Ryan's immediate predecessor, House Speaker John Boehner, resigned from Congress in the middle of his term amid far-right efforts to oust him. Boehner had already lived through one unpopular government shutdown that he'd spent months trying to avoid and, days later, he did a deal with Democrats to fund the government that would likely have cost him his Speakership had he not already given it up.

And the same far-right, tea party wave of Republicans that made Boehner's life miserable includes many of the same representatives — and the Freedom Caucus — who balked at the House bill.

"You've got a group of Republicans who don't know how to say yes," former Virginia Republican Rep. Tom Davis said. "They are a great opposition party.
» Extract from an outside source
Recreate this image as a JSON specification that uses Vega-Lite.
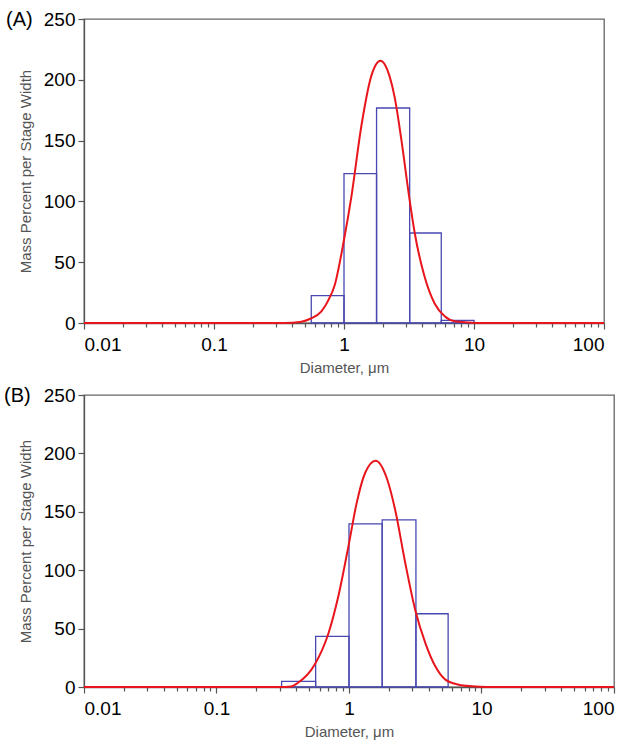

They're great at ripping the other side apart, but they can't get to yes."

Davis said Ryan's choices are limited. He can try to get the Freedom Caucus to take their "ideological blinders" off or move to the middle and try to work with moderate Democrats.

But, he added, after Friday, things aren't looking great for Ryan or the House GOP>

"It makes them look incompetent, it makes them look like the gang that can't shoot straight," he said. "The problem (for Ryan) is the Democrats smell blood in the water."